In rushing forward into new territory, it is human nature to push the envelope, and patent applicants did so with vigor, enthusiasm and not much self-restraint. Compounding the effect of exuberant patent seekers, the U.S. Patent and Trademark Office (USPTO) initially had no expertise in examining patents in subject areas that had not previously come before them. The result was the issuance of patents that should not have issued.
Moreover, the mood of the public — to the extent that any portion of the public was aware of patents — began to swing. This was the dawn of the era for two burgeoning technologies: computers and biotechnology.
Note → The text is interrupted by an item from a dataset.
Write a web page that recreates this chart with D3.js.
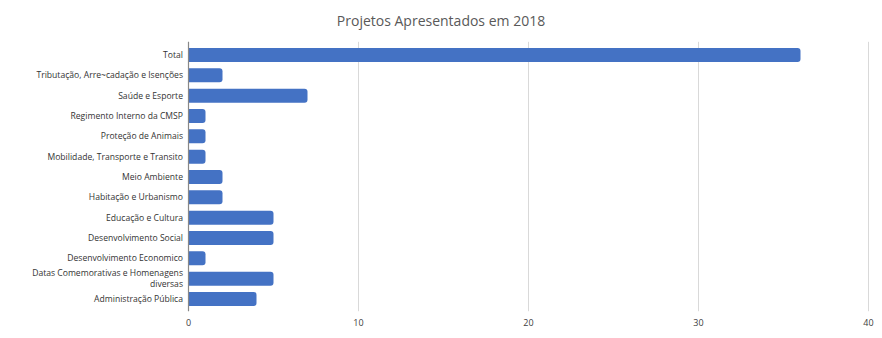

It did not seem fair that someone could own the basic underpinnings of a new technology (either genetics or computers) and thereby block “the progress of science and useful arts” in that area. It also did not seem fair that a pharmaceutical company could, by virtue of its patent “monopoly,” make life-saving drugs sickeningly expensive. The result of the confluence of over-reaching patent applicants and an aggrieved public was that the courts began to look for — and find — bases for invalidating patents.
In both the biotech area and the software area, 2010 was a watershed year. The tide began to ebb. In Ariad v. Eli Lilly, the CAFC discovered a basis for invalidating claims that hadn’t been thought of in 57 years of patent law. This allowed the courts to invalidate — and the USPTO to reject — the broad claims of most biotech patents. Since the ruling was based on an interpretation of law and not on subject matter, it spilled over into other technology areas, where it continues to bedevil prosecution.
At the same time, in Bilski v. Kappos, the Supreme Court began to circumscribe the recently expanded scope of subject matter that could be patented in computer science. The Supreme Court followed up in 2014 with Alice v. CLS Bank, in which patentable subject matter was further constrained. In the meantime, in 2012, Congress went so far as to create a whole new mechanism specifically to facilitate challenges to patents in general and business method patents in particular.
In 2013 the Supreme Court also reduced the scope of patent eligible subject matter in the biotech area with their decision in Association for Molecular Pathology v. Myriad Genetics (known colloquially as “Myriad”). Overturning years of patent practice, the court determined that an isolated segment of DNA was not patentable because its sequence was the same as a portion of a sequence embedded in native DNA — even though it did not exist in isolated form anywhere in nature. This decision too has spilled over into other technologies where purified chemicals from natural sources are no longer deemed patentable by virtue of their having been isolated, identified and purified.
In 2014, in Gilead v Natco, the CAFC promulgated a line of reasoning that allows a judicially created (i.e., non-statutory) doctrine to truncate the term of coverage of plural members of a patent family. The Gilead opinion and its proliferating progeny continue to generate uncertainty, particularly in the pharmaceutical industry, for whom the path to market is long and expensive, and the days at the end of a patent’s life are its most valuable.
From the heady era at the turn of the century we have entered a more sober period in which patents, to be successful in protecting inventive advances “in science and the useful arts,” will have to be more conservatively drafted, more astutely prosecuted and more judiciously asserted. Patents can still have significant commercial value and profound effect — as our U.S. Constitution intended — but they will be less expansive. We’re going back to having to avoid anything that might provide the tool for a judge who wants to kill the snake.